La epístola advierte a los cristianos que están poniendo en peligro la fe: su condena será más grave que la que afectó a los israelitas infieles en el desierto. Estos, de hecho, tienen una justificación mayor porque recibieron una revelación más atemorizadora respecto a la revelación elevada y serena de los cristianos. La revelación del Sinaí, que tuvo lugar ante fenómenos desconcertantes como el fuego ardiente, la oscuridad, las tinieblas, el huracán, el toque de trompeta, fue un espectáculo duro, hasta el punto que Moisés dijo: «Espantado estoy y temblando» (12,21). El autor describe a propósito la revelación en el Sinaí con tonos fuertes y duros. Ni siquiera nombra a Dios, y evita recordar la elevada categoría moral del decálogo. Y aún menos habla de la proximidad con Dios de la que pudo gozar Moisés. La lectura quiere subrayar la diversidad de la revelación cristiana respecto a la del monte Sión y la describe de manera totalmente distinta: «Vosotros, en cambio, os habéis acercado al monte Sión, ciudad del Dios vivo, la Jerusalén celestial, y a miríadas de ángeles, reunión solemne, y a la asamblea de los primogénitos inscritos en los cielos» (12,22-23). En este escenario festivo y pacífico, la nueva alianza se lleva a cabo a través de una voz que viene del cielo: es la voz de Dios que, en el juicio final, hará temblar el cielo y la Tierra para hacer un lugar al reino «inconmovible», que sustituye a la creación visible, ya agotado (12,27). Los creyentes deben estar atentos para no «apartarse del que habla». Su condena sería mucho más amarga que la de los israelitas. Sí, la nueva alianza, aunque no se ha realizado plenamente, ya está presente mediante «un culto a Dios que le sea grato» (12,28). En la santa liturgia, en efecto, el Reino que esperamos para el día del juicio final se hace ya presente. Es lo que viven aquellos que se «acercan en la fe». Por el contrario, aquellos que «se alejan» tienen preparada una condena definitiva. Para los creyentes, la gran transformación escatológica ya se ha cumplido, y hay que estar atento para no volverse atrás a mirar las cosas pasadas: si lo hacemos, corremos el riesgo de pasar también nosotros con las cosas que pasan.

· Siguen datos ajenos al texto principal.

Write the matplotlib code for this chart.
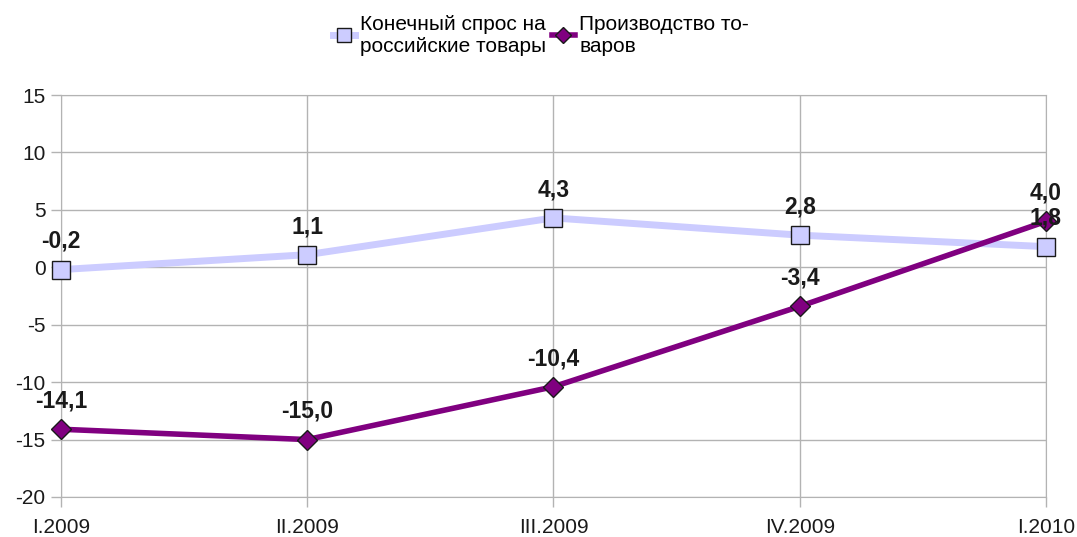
import matplotlib
matplotlib.use("Agg")
import matplotlib.pyplot as plt

plt.rcParams['font.family'] = ['Liberation Sans', 'DejaVu Sans']
plt.rcParams['axes.unicode_minus'] = False

# данные
quarters = ['I.2009', 'II.2009', 'III.2009', 'IV.2009', 'I.2010']
demand = [-0.2, 1.1, 4.3, 2.8, 1.8]
production = [-14.1, -15.0, -10.4, -3.4, 4.0]
demand_label = 'Конечный спрос на\nроссийские товары'
production_label = 'Производство то-\nваров'

fig = plt.figure(figsize=(10.77, 5.37), dpi=100)
ax = fig.add_axes([0.0566, 0.0745, 0.9146, 0.7485])

x = list(range(len(quarters)))
ax.plot(x, demand, color='#ccccff', linewidth=5, marker='s', markersize=13,
        markerfacecolor='#ccccff', markeredgecolor='#1a1a1a', markeredgewidth=1,
        label=demand_label, zorder=3, clip_on=False)
ax.plot(x, production, color='#800080', linewidth=4, marker='D', markersize=10,
        markerfacecolor='#800080', markeredgecolor='#1a1a1a', markeredgewidth=1,
        label=production_label, zorder=4, clip_on=False)

def fmt(v):
    return ('%.1f' % v).replace('.', ',')

for xi, v in zip(x, demand):
    ax.annotate(fmt(v), (xi, v), xytext=(0, 12), textcoords='offset points',
                ha='center', va='bottom', fontsize=16.5, fontweight='bold', color='#1a1a1a', zorder=6)
for xi, v in zip(x, production):
    ax.annotate(fmt(v), (xi, v), xytext=(0, 12), textcoords='offset points',
                ha='center', va='bottom', fontsize=16.5, fontweight='bold', color='#1a1a1a', zorder=6)

ax.set_xlim(0, len(quarters) - 1)
ax.set_ylim(-20, 15)
ax.set_yticks(range(-20, 16, 5))
ax.set_xticks(x)
ax.set_xticklabels(quarters)
ax.grid(True, color='#b3b3b3', linewidth=1)
ax.set_axisbelow(True)
for s in ax.spines.values():
    s.set_color('#b3b3b3')
ax.tick_params(axis='both', colors='#b3b3b3', labelcolor='#1a1a1a', labelsize=15,
               length=7, width=1)
ax.tick_params(axis='x', pad=8)
ax.tick_params(axis='y', pad=4)

fig.legend(loc='upper center', bbox_to_anchor=(0.502, 1.0), ncol=2, frameon=False,
           fontsize=15, handlelength=1.1, handletextpad=0.2, columnspacing=0.3,
           markerscale=0.8, borderpad=0.2)

fig.savefig('out.png', dpi=100)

La oración es el corazón de la vida de la Comunidad de Sant’Egidio, su primera “obra”. Cuando termina el día todas las Comunidades, tanto si son grandes como si son pequeñas, se reúnen alrededor del Señor para escuchar su Palabra y dirigirse a Él en su invocación. Los discípulos no pueden sino estar a los pies de Jesús, como María de Betania, para elegir la “mejor parte” (Lc 10,42) y aprender de Él sus mismos sentimientos (cfr. Flp 2,5).

Siempre que la Comunidad vuelve al Señor, hace suya la súplica del discípulo anónimo: “¡Señor, enséñanos a orar” (Lc 11,1). Y Jesús, maestro de oración, continúa contestando: “Cuando oréis, decid: Abbá, Padre”.

Cuando oramos, aunque lo hagamos dentro de nuestro corazón, nunca estamos aislados ni somos huérfanos, porque somos en todo momento miembros de la familia del Señor. En la oración común se ve claramente, además del misterio de la filiación, el de la fraternidad.

Las Comunidades de Sant'Egidio que hay por el mundo se reúnen en los distintos lugares que destinan a la oración y presentan al Señor las esperanzas y los dolores de los hombres y mujeres “vejados y abatidos” de los que habla el Evangelio (Mt 9,37). En aquella gente de entonces se incluyen los habitantes de las ciudades contemporáneas, los pobres que son marginados de la vida, todos aquellos que esperan que alguien les contrate (cfr. Mt 20).

La oración común recoge el grito, la aspiración, el deseo de paz, de curación, de sentido de la vida y de salvación que hay en los hombres y las mujeres de este mundo. La oración nunca es vacía. Sube incesante al Señor para que el llanto se transforme en alegría, la desesperación en felicidad, la angustia en esperanza y la soledad en comunión. Y para que el Reino de Dios llegue pronto a los hombres.